[SHORT TASK] Skip the pictures and quote all of the lines exactly.

[start]

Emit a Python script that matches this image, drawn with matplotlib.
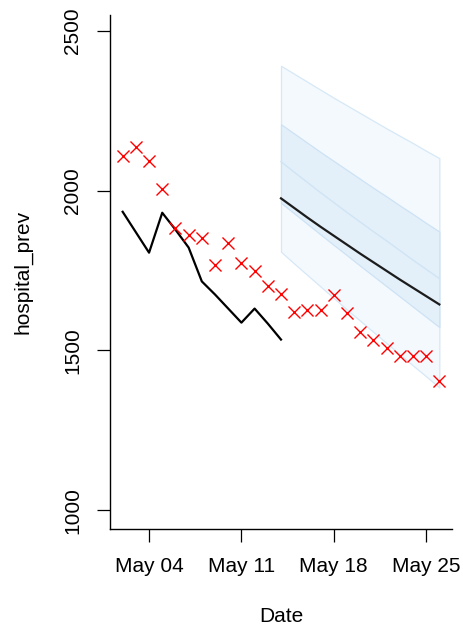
import matplotlib
matplotlib.use("Agg")
import matplotlib.pyplot as plt
import matplotlib.dates as mdates
import numpy as np
import pandas as pd

plt.rcParams['font.family'] = ['Liberation Sans', 'DejaVu Sans']

# observed data (crosses), May 2 - May 26
obs_dates = pd.date_range("2020-05-02", "2020-05-26", freq="D")
obs_values = [2109, 2137, 2094, 2006, 1884, 1862, 1853, 1766, 1837, 1775,
              1750, 1703, 1678, 1619, 1625, 1628, 1675, 1616, 1559, 1534,
              1509, 1481, 1484, 1484, 1403]

# fitted line, May 2 - May 14
fit_dates = pd.date_range("2020-05-02", "2020-05-14", freq="D")
fit_values = [1934, 1870, 1806, 1931, 1878, 1822, 1716, 1675, 1631, 1587,
              1631, 1584, 1534]

# forecast, May 14 - May 26
fc_dates = pd.date_range("2020-05-14", "2020-05-26", freq="D")
fc_mean = [1976, 1946, 1916, 1887, 1859, 1831, 1803, 1776, 1749, 1722, 1696, 1670, 1644]
fc_median = [2091, 2058, 2026, 1994, 1963, 1932, 1902, 1872, 1843, 1813, 1783, 1754, 1725]
fc_lo90 = [1809, 1772, 1736, 1700, 1664, 1628, 1593, 1558, 1523, 1488, 1453, 1419, 1384]
fc_hi90 = [2391, 2366, 2341, 2316, 2291, 2267, 2243, 2219, 2195, 2172, 2149, 2125, 2102]
fc_lo50 = [1962, 1929, 1896, 1863, 1830, 1798, 1765, 1733, 1701, 1669, 1637, 1605, 1573]
fc_hi50 = [2208, 2179, 2150, 2121, 2093, 2065, 2037, 2009, 1982, 1954, 1927, 1899, 1872]

xticks = pd.to_datetime(["2020-05-04", "2020-05-11", "2020-05-18", "2020-05-25"])
xtick_labels = ["May 04", "May 11", "May 18", "May 25"]
yticks = [1000, 1500, 2000, 2500]

fig = plt.figure(figsize=(4.64, 6.28), dpi=100)
ax = fig.add_axes([110/464, 1 - 529/628, (452-110)/464, (529-15)/628])

ax.fill_between(fc_dates, fc_lo90, fc_hi90, facecolor='#f4f9fe', edgecolor='#d6e8f6', linewidth=0.9, zorder=1)
ax.fill_between(fc_dates, fc_lo50, fc_hi50, facecolor='#e3f0fa', edgecolor='#cde2f4', linewidth=0.9, zorder=2)
ax.plot(fc_dates, fc_median, color='#d0e4f4', linewidth=1.0, zorder=3)
ax.plot(fc_dates, fc_mean, color='#1c1c1c', linewidth=1.6, zorder=4)
ax.plot(fit_dates, fit_values, color='black', linewidth=1.6, zorder=4)
ax.scatter(obs_dates, obs_values, marker='x', color='red', s=75, linewidths=1.0, zorder=5)

x0 = pd.Timestamp("2020-05-02"); x1 = pd.Timestamp("2020-05-26")
span = (x1 - x0) * 0.04
ax.set_xlim(x0 - span, x1 + span)
ax.set_ylim(941, 2550)

ax.set_xticks(xticks)
ax.set_xticklabels(xtick_labels, fontsize=15)
ax.set_yticks(yticks)
ax.set_yticklabels([str(v) for v in yticks], fontsize=15, rotation=90, va='center')
ax.tick_params(axis='both', direction='out', length=9.2, width=0.9)
ax.tick_params(axis='x', pad=11)
ax.tick_params(axis='y', pad=11)

for s in ['top', 'right']:
    ax.spines[s].set_visible(False)
for s in ['left', 'bottom']:
    ax.spines[s].set_linewidth(1.0)

ax.set_xlabel("Date", fontsize=15, labelpad=22)
ax.set_ylabel("hospital_prev", fontsize=15, labelpad=22)

fig.savefig("out.png", dpi=100)
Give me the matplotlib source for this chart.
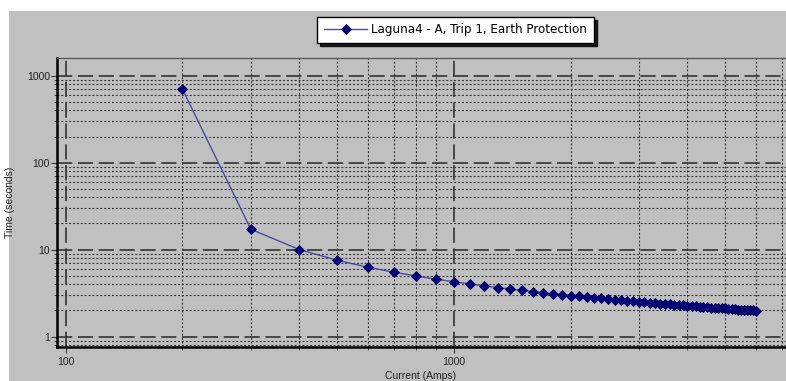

[end]

[CORRECT OUTPUT]
Emit a Python script that matches this image, drawn with matplotlib.
import matplotlib
matplotlib.use("Agg")
import matplotlib.pyplot as plt
import matplotlib.dates as mdates
import numpy as np
import pandas as pd

plt.rcParams['font.family'] = ['Liberation Sans', 'DejaVu Sans']

# observed data (crosses), May 2 - May 26
obs_dates = pd.date_range("2020-05-02", "2020-05-26", freq="D")
obs_values = [2109, 2137, 2094, 2006, 1884, 1862, 1853, 1766, 1837, 1775,
              1750, 1703, 1678, 1619, 1625, 1628, 1675, 1616, 1559, 1534,
              1509, 1481, 1484, 1484, 1403]

# fitted line, May 2 - May 14
fit_dates = pd.date_range("2020-05-02", "2020-05-14", freq="D")
fit_values = [1934, 1870, 1806, 1931, 1878, 1822, 1716, 1675, 1631, 1587,
              1631, 1584, 1534]

# forecast, May 14 - May 26
fc_dates = pd.date_range("2020-05-14", "2020-05-26", freq="D")
fc_mean = [1976, 1946, 1916, 1887, 1859, 1831, 1803, 1776, 1749, 1722, 1696, 1670, 1644]
fc_median = [2091, 2058, 2026, 1994, 1963, 1932, 1902, 1872, 1843, 1813, 1783, 1754, 1725]
fc_lo90 = [1809, 1772, 1736, 1700, 1664, 1628, 1593, 1558, 1523, 1488, 1453, 1419, 1384]
fc_hi90 = [2391, 2366, 2341, 2316, 2291, 2267, 2243, 2219, 2195, 2172, 2149, 2125, 2102]
fc_lo50 = [1962, 1929, 1896, 1863, 1830, 1798, 1765, 1733, 1701, 1669, 1637, 1605, 1573]
fc_hi50 = [2208, 2179, 2150, 2121, 2093, 2065, 2037, 2009, 1982, 1954, 1927, 1899, 1872]

xticks = pd.to_datetime(["2020-05-04", "2020-05-11", "2020-05-18", "2020-05-25"])
xtick_labels = ["May 04", "May 11", "May 18", "May 25"]
yticks = [1000, 1500, 2000, 2500]

fig = plt.figure(figsize=(4.64, 6.28), dpi=100)
ax = fig.add_axes([110/464, 1 - 529/628, (452-110)/464, (529-15)/628])

ax.fill_between(fc_dates, fc_lo90, fc_hi90, facecolor='#f4f9fe', edgecolor='#d6e8f6', linewidth=0.9, zorder=1)
ax.fill_between(fc_dates, fc_lo50, fc_hi50, facecolor='#e3f0fa', edgecolor='#cde2f4', linewidth=0.9, zorder=2)
ax.plot(fc_dates, fc_median, color='#d0e4f4', linewidth=1.0, zorder=3)
ax.plot(fc_dates, fc_mean, color='#1c1c1c', linewidth=1.6, zorder=4)
ax.plot(fit_dates, fit_values, color='black', linewidth=1.6, zorder=4)
ax.scatter(obs_dates, obs_values, marker='x', color='red', s=75, linewidths=1.0, zorder=5)

x0 = pd.Timestamp("2020-05-02"); x1 = pd.Timestamp("2020-05-26")
span = (x1 - x0) * 0.04
ax.set_xlim(x0 - span, x1 + span)
ax.set_ylim(941, 2550)

ax.set_xticks(xticks)
ax.set_xticklabels(xtick_labels, fontsize=15)
ax.set_yticks(yticks)
ax.set_yticklabels([str(v) for v in yticks], fontsize=15, rotation=90, va='center')
ax.tick_params(axis='both', direction='out', length=9.2, width=0.9)
ax.tick_params(axis='x', pad=11)
ax.tick_params(axis='y', pad=11)

for s in ['top', 'right']:
    ax.spines[s].set_visible(False)
for s in ['left', 'bottom']:
    ax.spines[s].set_linewidth(1.0)

ax.set_xlabel("Date", fontsize=15, labelpad=22)
ax.set_ylabel("hospital_prev", fontsize=15, labelpad=22)

fig.savefig("out.png", dpi=100)
Give me the matplotlib source for this chart.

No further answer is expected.